South Africa has again reserved its right for this change not to apply to its DTA network. Again, where DTA partners have elected this change to apply, the South African DTA network will be unaffected by this change.
As you can see from the above, South Africa has only agreed to one change that would impact on the permanent establishment standard within the South African DTA network. Even then, the change would only impact in cases where the counter-party country has elected the same standard.
The difficulty however is that the OECD new standard for a permanent establishment will come into our domestic law, through the definition of a permanent establishment. No amendment has been proposed for the domestic definition of what constitutes a permanent establishment to align this definition with South Africa’s position on the MLI.
This means that while the South African DTA network may be largely unaffected by the permanent establishment changes (please note that the DTA network is significantly impacted by other changes, especially the minimum standards and you are advised to seek clarity on what impact these changes may have on your structures), the domestic law standard will be impacted and the new laws will play a role in assessing whether a non-resident has South African sourced income.
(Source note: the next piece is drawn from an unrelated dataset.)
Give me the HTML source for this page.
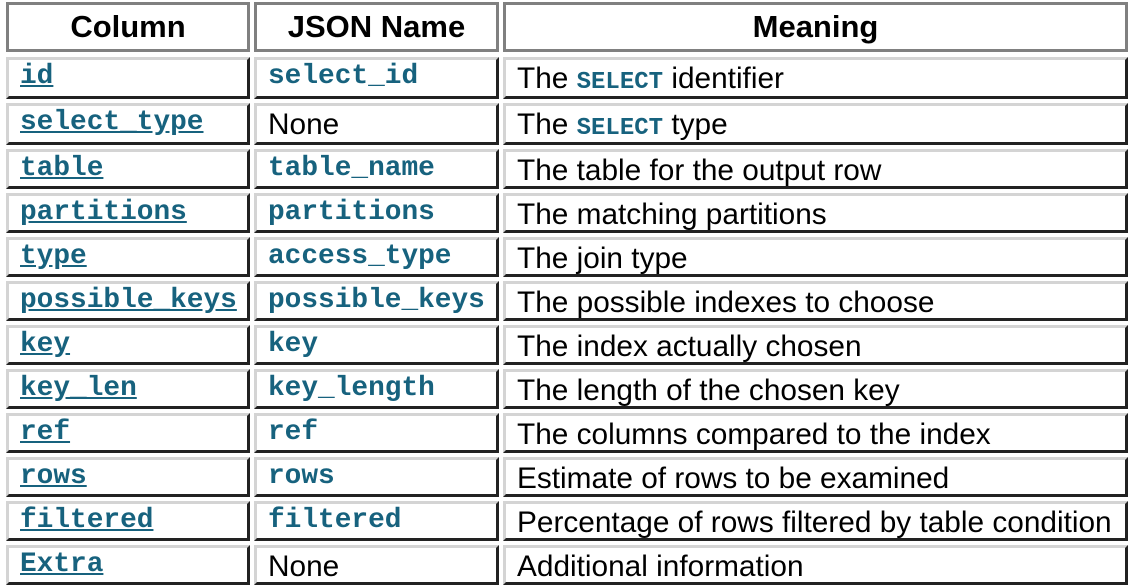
<!DOCTYPE html>
<html><head><meta charset="utf-8"><style>
body{margin:0;width:1134px;height:588px;background:#fff;position:relative;overflow:hidden;font-family:"Liberation Sans",Arial,sans-serif}
.c{position:absolute;box-sizing:border-box;border:3px solid;border-color:#d4d4d4 #222 #222 #d4d4d4;background:#fff;white-space:nowrap}
.h{position:absolute;box-sizing:border-box;border:3px solid #808080;background:#fff;font-weight:bold;font-size:31px;text-align:center;line-height:44px}
.m{font-family:"Liberation Mono","Courier New",monospace;font-weight:bold;font-size:27.8px;color:#17627e;padding-left:11px;line-height:34px}
.u{text-decoration:underline}
.s{font-size:29.8px;padding-left:11px;line-height:37px;color:#000}
.s b{font-family:"Liberation Mono",monospace;color:#17627e;font-size:24px}
</style></head><body>
<div class="h" style="left:6px;top:2px;width:244px;height:50px">Column</div>
<div class="h" style="left:254px;top:2px;width:245px;height:50px">JSON Name</div>
<div class="h" style="left:503px;top:2px;width:625px;height:50px">Meaning</div>
<div id="rows"></div>
<script>
var d=[["id","select_id","The <b>SELECT</b> identifier"],["select_type",null,"The <b>SELECT</b> type"],["table","table_name","The table for the output row"],["partitions","partitions","The matching partitions"],["type","access_type","The join type"],["possible_keys","possible_keys","The possible indexes to choose"],["key","key","The index actually chosen"],["key_len","key_length","The length of the chosen key"],["ref","ref","The columns compared to the index"],["rows","rows","Estimate of rows to be examined"],["filtered","filtered","Percentage of rows filtered by table condition"],["Extra",null,"Additional information"]];
var tops=[57,103,149,193,237,281,325,369,413,457,501,545],h="";
d.forEach(function(r,i){var t=tops[i],ht=i<2?42:40;
h+='<div class="c m" style="left:6px;top:'+t+'px;width:244px;height:'+ht+'px"><span class="u">'+r[0]+'</span></div>';
h+=r[1]?'<div class="c m" style="left:254px;top:'+t+'px;width:245px;height:'+ht+'px">'+r[1]+'</div>':'<div class="c s" style="left:254px;top:'+t+'px;width:245px;height:'+ht+'px">None</div>';
h+='<div class="c s" style="left:503px;top:'+t+'px;width:625px;height:'+ht+'px">'+r[2]+'</div>';});
document.getElementById("rows").innerHTML=h;
</script>
</body></html>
Many non-residents based in DTA countries are probably thinking that this anomaly is of no significant consequence because when assessing your tax liability in South Africa, the DTA permanent establishment definition will apply and the wider expanded definition under the South African domestic law would have no impact.
However the problem is all non-residents that carry on a trade through a permanent establishment (as defined under South African law) or that accrue South African sourced income are required to register as taxpayers in South Africa and file returns.
You are therefore cautioned to assess whether your current activities give rise to South African sourced income or whether your current activities lead to a permanent establishment under South African law (i.e. the expended permanent establishment definition contained in the OECD Model Convention).